Only the following types are to be used.

  • build = adjustment of build tools or external dependencies
  • chore = generic maintenance (i.e. no product functionality change)
  • ci = modification of Continuous Integration (CI) configurations/scripts
  • docs = changes to the documentation
  • feat = new feature for the end user (i.e. not a new feature for build script)
  • fix = bug fix for the end user (i.e. not a fix to a build script)
  • perf = source code adjustment that improves performance
  • refactor = refactoring product code (neither fixes a bug nor adds a feature)
  • revert = undo previous commits
  • style = code formatting or code style adjustment (i.e. no product functionality change)
  • test = implementation of missing or adjustment of existing test (i.e. no product functionality change)

<scope> (required)

To provide additional contextual information, a scope may be provided next to a commit’s type.
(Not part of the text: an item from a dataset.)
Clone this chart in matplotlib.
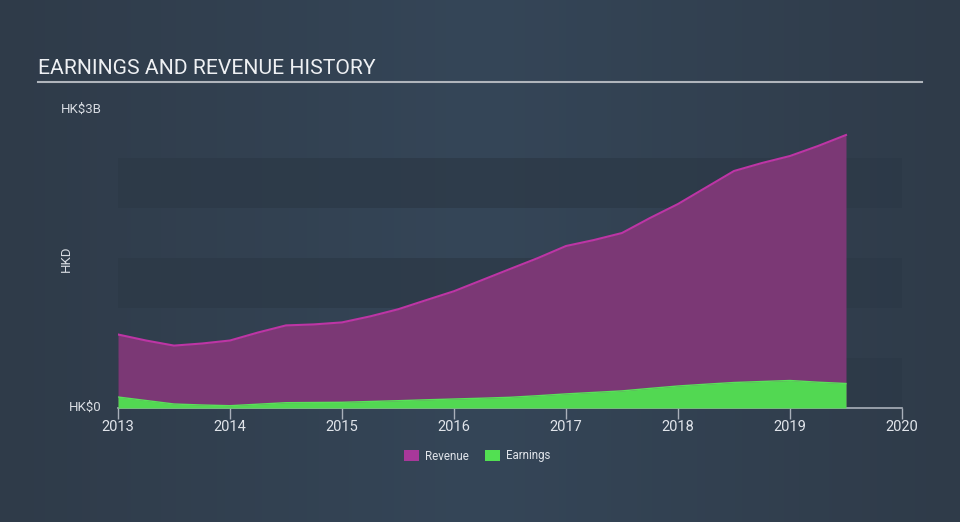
import matplotlib
matplotlib.use("Agg")
import matplotlib.pyplot as plt
import numpy as np
from matplotlib.patches import Patch

years = [2013.0, 2013.25, 2013.5, 2013.75, 2014.0, 2014.25, 2014.5, 2014.75, 2015.0,
         2015.25, 2015.5, 2015.75, 2016.0, 2016.25, 2016.5, 2016.75, 2017.0, 2017.25,
         2017.5, 2017.75, 2018.0, 2018.25, 2018.5, 2018.75, 2019.0, 2019.25, 2019.5]
revenue = [0.735, 0.675, 0.624, 0.645, 0.675, 0.755, 0.826, 0.836, 0.856,
           0.916, 0.987, 1.078, 1.168, 1.279, 1.390, 1.50, 1.62, 1.68,
           1.75, 1.90, 2.04, 2.205, 2.37, 2.45, 2.52, 2.62, 2.73]
earnings = [0.11, 0.075, 0.04, 0.03, 0.023, 0.038, 0.053, 0.055, 0.057,
            0.065, 0.073, 0.082, 0.09, 0.098, 0.107, 0.123, 0.141, 0.156,
            0.171, 0.196, 0.22, 0.238, 0.255, 0.265, 0.275, 0.258, 0.245]
xticks = [2013, 2014, 2015, 2016, 2017, 2018, 2019, 2020]

W, H = 960, 522
fig = plt.figure(figsize=(W/100, H/100), dpi=100)
plt.rcParams['font.family'] = ['Roboto', 'DejaVu Sans']

# background gradient
bg = fig.add_axes([0, 0, 1, 1], zorder=-10)
c_edge = np.array([0x2f, 0x3b, 0x49]) / 255
c_mid = np.array([0x35, 0x46, 0x58]) / 255
t = np.linspace(0, 1, 256)
w = 1 - np.abs(t - 0.5) * 2
grad = c_edge[None, :] * (1 - w[:, None]) + c_mid[None, :] * w[:, None]
bg.imshow(grad[None, :, :], aspect='auto', extent=[0, 1, 0, 1])
bg.axis('off')

left, right = 118 / W, 902 / W
bottom, top = (H - 408) / H, (H - 108) / H
ax = fig.add_axes([left, bottom, right - left, top - bottom])
ax.patch.set_alpha(0)

band = '#2c3947'
for lo in [0, 1.0, 2.0]:
    ax.axhspan(lo, lo + 0.5, color=band, alpha=0.75, lw=0, zorder=0)

ax.fill_between(years, 0, revenue, color='#7b3875', lw=0, zorder=2)
ax.plot(years, revenue, color='#bd35a5', lw=1.5, zorder=3)
ax.fill_between(years, 0, earnings, color='#52d852', lw=0, zorder=4)
ax.plot(years, earnings, color='#5ae05a', lw=1, zorder=5)

ax.set_xlim(2013, 2020)
ax.set_ylim(0, 3)
ax.set_xticks(xticks)
ax.set_xticklabels([str(x) for x in xticks], fontsize=10.5)
ax.tick_params(axis='x', colors='#a9b0ba', length=8, width=1, pad=0.8, labelcolor='#e0e4ea')
ax.set_yticks([])
for s in ['top', 'right', 'left']:
    ax.spines[s].set_visible(False)
ax.spines['bottom'].set_color('#a9b0ba')
ax.spines['bottom'].set_linewidth(1.2)

fig.text(102 / W, 1 - 109 / H, 'HK$3B', color='#d8dce2', fontsize=9.5, ha='right', va='center')
fig.text(102 / W, 1 - 407 / H, 'HK$0', color='#d8dce2', fontsize=9.5, ha='right', va='center')
fig.text(66 / W, 1 - 259 / H, 'HKD', color='#d8dce2', fontsize=9.5, ha='center', va='center', rotation=90)

fig.text(38 / W, 1 - 68 / H, 'EARNINGS AND REVENUE HISTORY', color='#eef0f3', fontsize=15.2, ha='left', va='center')
fig.add_artist(plt.Line2D([38 / W, 922 / W], [1 - 82 / H, 1 - 82 / H], color='#b0b5bc', lw=1.5))

handles = [Patch(facecolor='#a8389a', edgecolor='none', label='Revenue'),
           Patch(facecolor='#52e052', edgecolor='none', label='Earnings')]
leg = fig.legend(handles=handles, loc='center', bbox_to_anchor=(477 / W, 1 - 456 / H), ncol=2,
                 frameon=False, fontsize=8.3, labelcolor='#e0e4ea', handlelength=1.3, handleheight=1.0,
                 columnspacing=1.4, handletextpad=0.5)

fig.savefig('out.png', dpi=100)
This could be the name of the affected module, i.e. the name of a package in a mono repository or part of the project.

<!> (optional)

Next to having BREAKING CHANGE: in its footer (see below), a commit message can also have an appended ! after the type/scope to indicate that it includes a breaking change.

Using BREAKING CHANGE: (potentially in addition) is recommended, though, as it allows to add further details/description on the breaking change.

<subject> (optional but highly recommended)

  • English
  • Imperative, present tense (i.e. »change« instead of »changed« or »changes«)
  • Short description (~50 characters is the soft limit)
  • First letter is lowercased
  • Skip the full stop (.)

Always think about this sentence following the prelude »use/apply this commit to {SUBJECT}«, e.g. »apply this commit to fix overlapping flyout in main navigation«.

<body> (optional)

  • English
  • Imperative, present tense (i.e. »change« instead of »changed« or »changes«)
  • Motivation for the change
  • Contrasts its implementation with previous behavior

<footer> (optional)

  • References to ticket systems
  • Emphasize breaking changes
    • Short description of the change
    • Justification
    • Migration notes
    • Examples of states before and after the change

Extending »Conventional Commits« to branch names

Borrowing Conventional Commits's types and scopes/subjects, a simple naming pattern for branch names can be defined. Each change is implemented within its own branch, forking off the current main/master branch and following the pattern below.

Naming pattern: <type>/<subject>


New feature

Branch: feat/button

feat(button): implement support for icons

Fixes #123

This correlates with a minor release (v0.X.0) in semantic versioning.


Branch: fix/icon-link

fix(icon-link): reduce spacing between link label and icon

This correlates with a patch release (v0.0.X) in semantic versioning.

Breaking change

Branch: feat/navigation

feat(navigation)!: implement new navigation

BREAKING CHANGE: The props of the new navigation are incompatible with the previous navigation

This correlates with a major release (vX.0.0) in semantic versioning.


When getting started with using a rule set such as Conventional Commits, the effort may seem unnecessary and disproportionate. Determining the type/scope of commits may require too much mental overhead. However, after a short time, developers have to think much less about how they want to classify their commit messages and will start to create clearly separated and clean commits in a quite natural manner.

These days, a lot of projects (blindly) use merge-squash branching, i.e. only a single »tidy« commit message (made out of a vast amount of changes/commits during development) lives on in the codebase after merging a branch.

This approach may not work combined with commit message conventions as all changes are owned by the developer who merges the respective branch (in case several developers are working in the same branch) and everything is sandwiched into a single commit instead of consolidating related things into standalone commits.

Depending on the used tool, the last commit message of a branch may decide whether the new release/version will be a major, minor, or patch release, so developers have to think carefully about this fact and must not commit e.g. a breaking change as minor.

Having fast-paced branches with a single commit may eventually solve both issues.